Wer einmal als Kleingärtner erleben musste, wie so ziemlich alle Salatpflänzchen – die in ein paar Wochen wieder in den Garten kommen – von Schnecken aufgefressen werden, der weiß es zu schätzen, wenn nur noch wenige Schnecken da sind. Wunderbar. Für den Salat ist das wie ein Segen. Der blüht dann richtig auf, nur, um nachher von der Kreatur Mensch gefressen zu werden. Ob der Salat aus dem eigenen Garten eine Persönlichkeit hat oder gar sensibel ist, interessiert mich nicht.
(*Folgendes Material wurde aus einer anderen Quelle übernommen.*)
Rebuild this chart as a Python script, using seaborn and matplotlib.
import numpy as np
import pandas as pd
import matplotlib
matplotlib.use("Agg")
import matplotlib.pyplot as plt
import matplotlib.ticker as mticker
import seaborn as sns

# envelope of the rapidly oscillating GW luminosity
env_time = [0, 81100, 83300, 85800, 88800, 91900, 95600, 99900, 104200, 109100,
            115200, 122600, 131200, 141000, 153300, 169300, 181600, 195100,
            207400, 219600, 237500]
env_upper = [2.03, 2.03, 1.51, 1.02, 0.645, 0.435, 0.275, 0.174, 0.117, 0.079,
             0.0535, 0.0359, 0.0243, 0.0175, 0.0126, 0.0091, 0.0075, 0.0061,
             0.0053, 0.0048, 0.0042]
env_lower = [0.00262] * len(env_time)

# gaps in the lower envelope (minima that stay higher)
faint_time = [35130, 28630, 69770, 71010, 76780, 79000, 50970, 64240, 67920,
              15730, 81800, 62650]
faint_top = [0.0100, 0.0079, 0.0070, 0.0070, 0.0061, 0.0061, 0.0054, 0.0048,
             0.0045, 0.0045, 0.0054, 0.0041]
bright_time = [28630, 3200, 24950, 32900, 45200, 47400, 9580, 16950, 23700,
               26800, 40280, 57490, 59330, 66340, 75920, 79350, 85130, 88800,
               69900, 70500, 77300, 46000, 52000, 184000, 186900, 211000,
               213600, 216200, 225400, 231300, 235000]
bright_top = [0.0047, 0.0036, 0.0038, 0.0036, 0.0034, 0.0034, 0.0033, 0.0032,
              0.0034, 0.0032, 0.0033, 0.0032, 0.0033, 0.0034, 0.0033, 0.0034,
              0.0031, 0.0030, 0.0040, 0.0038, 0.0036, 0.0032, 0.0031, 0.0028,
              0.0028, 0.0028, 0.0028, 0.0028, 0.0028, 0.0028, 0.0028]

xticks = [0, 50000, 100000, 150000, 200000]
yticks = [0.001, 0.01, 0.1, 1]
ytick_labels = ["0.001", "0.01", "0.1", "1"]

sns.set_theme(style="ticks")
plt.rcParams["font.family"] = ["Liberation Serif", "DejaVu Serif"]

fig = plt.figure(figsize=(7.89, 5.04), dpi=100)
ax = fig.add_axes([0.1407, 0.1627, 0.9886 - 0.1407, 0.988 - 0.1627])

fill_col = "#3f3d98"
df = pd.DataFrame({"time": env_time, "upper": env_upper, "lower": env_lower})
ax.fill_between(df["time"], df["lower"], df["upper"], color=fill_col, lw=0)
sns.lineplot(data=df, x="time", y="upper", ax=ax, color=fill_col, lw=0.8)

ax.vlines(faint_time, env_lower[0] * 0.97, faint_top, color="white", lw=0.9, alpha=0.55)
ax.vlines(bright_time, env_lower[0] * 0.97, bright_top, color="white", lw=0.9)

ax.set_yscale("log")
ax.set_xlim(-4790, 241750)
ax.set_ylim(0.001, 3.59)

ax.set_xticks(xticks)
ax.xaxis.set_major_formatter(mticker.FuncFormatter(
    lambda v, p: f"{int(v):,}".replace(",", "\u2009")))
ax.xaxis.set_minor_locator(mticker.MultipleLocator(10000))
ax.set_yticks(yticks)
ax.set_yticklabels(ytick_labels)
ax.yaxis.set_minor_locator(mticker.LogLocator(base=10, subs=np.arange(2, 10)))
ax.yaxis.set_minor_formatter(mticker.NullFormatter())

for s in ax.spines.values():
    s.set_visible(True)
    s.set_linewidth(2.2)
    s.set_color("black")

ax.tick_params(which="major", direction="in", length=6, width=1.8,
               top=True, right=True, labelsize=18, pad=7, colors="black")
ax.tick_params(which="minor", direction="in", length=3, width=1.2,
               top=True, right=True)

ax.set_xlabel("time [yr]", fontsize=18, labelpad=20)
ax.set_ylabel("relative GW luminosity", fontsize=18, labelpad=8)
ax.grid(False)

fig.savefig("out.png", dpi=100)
Das Schöne bei meinen Hühnern: Ich bin der Big Boss, an mir führt kein Weg vorbei, ich schwinge das Zepter und brauche mich nicht mit Gewerkschaften oder irgendwelchen Arbeitsmarktreformen herumzuplagen. Bei mir herrscht Ordnung im Stall. Gearbeitet wird sieben Tage die Woche. Das nenne ich Reform, Fortschritt und Innovation. Wenn alle weltweit auf mich hören, wird an mir die Welt genesen. Versprochen. 
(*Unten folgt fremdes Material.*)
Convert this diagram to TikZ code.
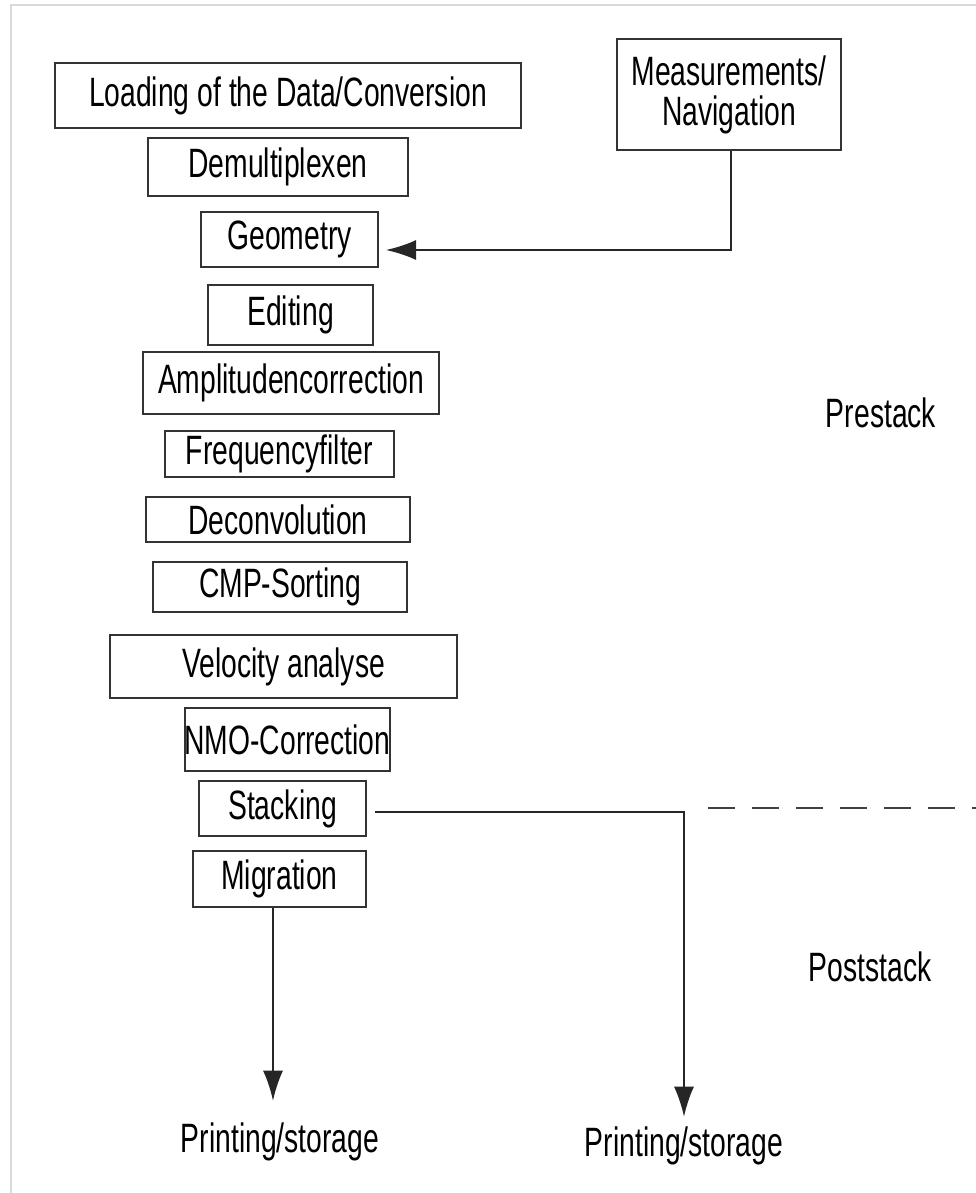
\documentclass[tikz,border=0pt]{standalone}
\usepackage{fontspec}
\setmainfont[FakeStretch=0.69]{Liberation Sans}
\usetikzlibrary{arrows.meta}

\tikzset{
  stepbox/.style={draw=black!80, line width=2pt, inner sep=0pt, font=\fontsize{41}{40}\selectfont, align=center},
  plain/.style={inner sep=0pt, font=\fontsize{41}{40}\selectfont},
  flow/.style={line width=1.8pt, black!85, -{Latex[length=30pt,width=20pt]}}
}

\begin{document}
\begin{tikzpicture}[x=1pt, y=-1pt]
\useasboundingbox (0,0) rectangle (976,1193);
% frame of the screenshot
\draw[black!15, line width=2.5pt] (11,1193) -- (11,5) -- (976,5);

% processing chain
\node[stepbox, minimum width=466pt, minimum height=65pt] (load) at (288,95.5) {Loading of the Data/Conversion};
\node[stepbox, minimum width=224pt, minimum height=111pt] (meas) at (729,94.5) {Measurements/\\Navigation};
\node[stepbox, minimum width=260pt, minimum height=58pt] (demux) at (278,167) {Demultiplexen};
\node[stepbox, minimum width=177pt, minimum height=55pt] (geom) at (289.5,239.5) {Geometry};
\node[stepbox, minimum width=165pt, minimum height=60pt] (edit) at (290.5,315) {Editing};
\node[stepbox, minimum width=296pt, minimum height=62pt] (ampl) at (291,383) {Amplitudencorrection};
\node[stepbox, minimum width=229pt, minimum height=46pt] (freq) at (279.5,454) {Frequencyfilter};
\node[stepbox, minimum width=264pt, minimum height=45pt] (decon) at (278,519.5) {Deconvolution};
\node[stepbox, minimum width=254pt, minimum height=50pt] (cmp) at (280,587) {CMP-Sorting};
\node[stepbox, minimum width=347pt, minimum height=63pt] (velo) at (283.5,666.5) {Velocity analyse};
\node[stepbox, minimum width=205pt, minimum height=63pt] (nmo) at (287.5,739.5) {NMO-Correction};
\node[stepbox, minimum width=167pt, minimum height=55pt] (stack) at (282.5,808.5) {Stacking};
\node[stepbox, minimum width=173pt, minimum height=56pt] (migr) at (279.5,879) {Migration};

% outputs and labels
\node[plain] (print1) at (280,1142) {Printing/storage};
\node[plain] (print2) at (684,1146) {Printing/storage};
\node[plain] (pre) at (881,413) {Prestack};
\node[plain] (post) at (870,967) {Poststack};

\coordinate (bend1) at (731,250);
\coordinate (bend2) at (684,812);
\coordinate (dashA) at (708,808);
\coordinate (dashB) at (976,808);

% connectors
\draw[flow] (meas.south -| bend1) -- (bend1) -- ([xshift=7pt]geom.east |- bend1);
\draw[flow] ([xshift=8pt]stack.east |- bend2) -- (bend2) -- ([yshift=10pt]print2.north);
\draw[flow] (migr.south -| 273,0) -- ([yshift=22pt]print1.north -| 273,0);
\draw[black!75, line width=2.2pt, dash pattern=on 27pt off 17pt] (dashA) -- (dashB);
\end{tikzpicture}
\end{document}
Das Eierlegen ging im Winter etwas zurück und zeitweise ganz auf null. Da wurde es mir zu bunt: Ich habe ein futtertechnisches Machtwort gesprochen und den Hühnern ordentlich Legemehl gegeben. Das ist in etwa das gleiche Futter wie die übliche Körnermischung, aber eben stark geschrotet. So können sie es schneller aufnehmen und im Ergebnis legen sie dann mehr Eier. Mehr als meine Familie essen kann, was dazu führt, dass ich Mitmenschen mit meinem Eiersegen glücklich machen kann. Da stehen viele drauf: frische Eier, nicht aus der Fabrik, quasi selbst von mir gelegt. Voll öko, voll bio, voll gesund, voll fitmachend, voll die leichte Kost, voll das gute Essen. Lecker. So viele Freunde hatte ich noch nie.
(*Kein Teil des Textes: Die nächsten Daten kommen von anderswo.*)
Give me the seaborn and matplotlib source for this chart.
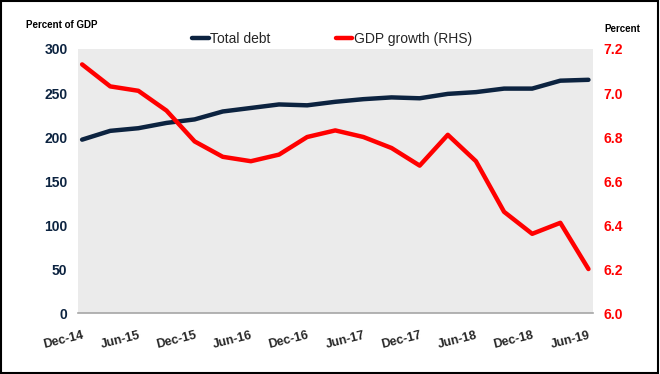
import matplotlib
matplotlib.use("Agg")
import matplotlib.pyplot as plt
import pandas as pd
import seaborn as sns
from matplotlib.lines import Line2D

# quarterly data, Dec-14 .. Jun-19
quarters = ["Dec-14", "Mar-15", "Jun-15", "Sep-15", "Dec-15", "Mar-16", "Jun-16",
            "Sep-16", "Dec-16", "Mar-17", "Jun-17", "Sep-17", "Dec-17", "Mar-18",
            "Jun-18", "Sep-18", "Dec-18", "Mar-19", "Jun-19"]
total_debt = [197, 207, 210, 216, 220, 229, 233, 237, 236, 240, 243, 245, 244,
              249, 251, 255, 255, 264, 265]
gdp_growth = [7.13, 7.03, 7.01, 6.92, 6.78, 6.71, 6.69, 6.72, 6.80, 6.83, 6.80,
              6.75, 6.67, 6.81, 6.69, 6.46, 6.36, 6.41, 6.20]

df = pd.DataFrame({"quarter": quarters, "debt": total_debt, "gdp": gdp_growth})
df["pos"] = range(len(df))

navy = "#0c2340"
red = "#ff0000"

sns.set_theme(style="white")
plt.rcParams["font.family"] = ["Liberation Sans", "DejaVu Sans"]

fig = plt.figure(figsize=(6.6, 3.74), dpi=100)
ax = fig.add_axes([0.118, 0.163, 0.780, 0.706])
ax.set_facecolor("#ebebeb")

sns.lineplot(data=df, x="pos", y="debt", ax=ax, color=navy, linewidth=3.2)
ax2 = ax.twinx()
sns.lineplot(data=df, x="pos", y="gdp", ax=ax2, color=red, linewidth=3.2)

ax.set_xlim(-0.15, len(df) - 0.85)
ax.set_ylim(0, 300)
ax2.set_ylim(6.0, 7.2)
ax.set_yticks(range(0, 301, 50))
ax2.set_yticks([6.0, 6.2, 6.4, 6.6, 6.8, 7.0, 7.2])
ax2.set_yticklabels(["6.0", "6.2", "6.4", "6.6", "6.8", "7.0", "7.2"])

ax.set_xticks(df["pos"][::2])
ax.set_xticklabels(df["quarter"][::2], rotation=14, ha="right",
                   rotation_mode="anchor", fontsize=9, fontweight="bold")

for lab in ax.get_yticklabels():
    lab.set_color(navy)
    lab.set_fontweight("bold")
    lab.set_fontsize(10)
for lab in ax2.get_yticklabels():
    lab.set_color(red)
    lab.set_fontweight("bold")
    lab.set_fontsize(10)

ax.tick_params(axis="x", length=0, pad=12)
ax.tick_params(axis="y", length=0, pad=7.5)
ax2.tick_params(axis="y", length=0, pad=8)

ax.set_xlabel("")
ax.set_ylabel("")
ax2.set_ylabel("")
for a in (ax, ax2):
    for s in ["top", "left", "right", "bottom"]:
        a.spines[s].set_visible(False)
ax.spines["bottom"].set_visible(True)
ax.spines["bottom"].set_color("#a6a6a6")
ax.spines["bottom"].set_linewidth(1.2)

fig.text(0.04, 0.925, "Percent of GDP", fontsize=7, fontweight="bold", color="black")
fig.text(0.916, 0.915, "Percent", fontsize=7, fontweight="bold", color="black")

handles = [Line2D([0], [0], color=navy, lw=3.2),
           Line2D([0], [0], color=red, lw=3.2)]
fig.legend(handles, ["Total debt", "GDP growth (RHS)"], loc="center",
           bbox_to_anchor=(0.503, 0.897), ncol=2, frameon=False, fontsize=10,
           handlelength=1.2, handletextpad=0.1, columnspacing=4.7)

# outer black border
fig.patches.append(plt.Rectangle((0.002, 0.003), 0.995, 0.994, transform=fig.transFigure,
                                 fill=False, edgecolor="black", linewidth=1.5))

fig.savefig("out.png", dpi=100)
Und von wegen Eintönigkeit im Garten. Genauso wenig wie Eierlegen jedes Mal dasselbe ist – manche Hühner gackern vor Freude, wenn sie ein Ei gelegt haben – verhält es sich bei der Gartenarbeit. Klar. Von außen mag dies für den geistigen Durchschnitt meiner Mitmenschen so wirken. Aber das ist Quatsch. Das Leben ist ebenso wenig dasselbe, wie ein Song von Bob Dylan, auch wenn er ihn schon tausendmal gespielt hat. Die Eier, das Leben und Dylan sind immer wieder neu und überraschend. Einzigartig und schön eben. Apropos Dylan: Der hätte bei der hiesigen Linken mit seinen Avancen für die Heimat („Shelter from the storm“ etc.) schnell Auftrittsverbot. Ebenso einzigartig ist der Frühling, auch wenn er schon zig Mal da war. Er kündigt mir sein baldiges Kommen mit einem diskreten Lachen an. Die Saatguttüten im Supermarkt verkünden schon seit Februar das Unausweichliche im weiteren Fortgang des Jahres.

Drei Praxistipps:

1. Genieße die Songs von Bob Dylan. Sie sind einzigartig.
2. Genieße den Frühling. Er ist 
einzigartig und der letzte in diesem Jahr.
3. Genieße die Arbeit, solange es keine Lohnarbeit ist. Das Leben ist einzigartig schön.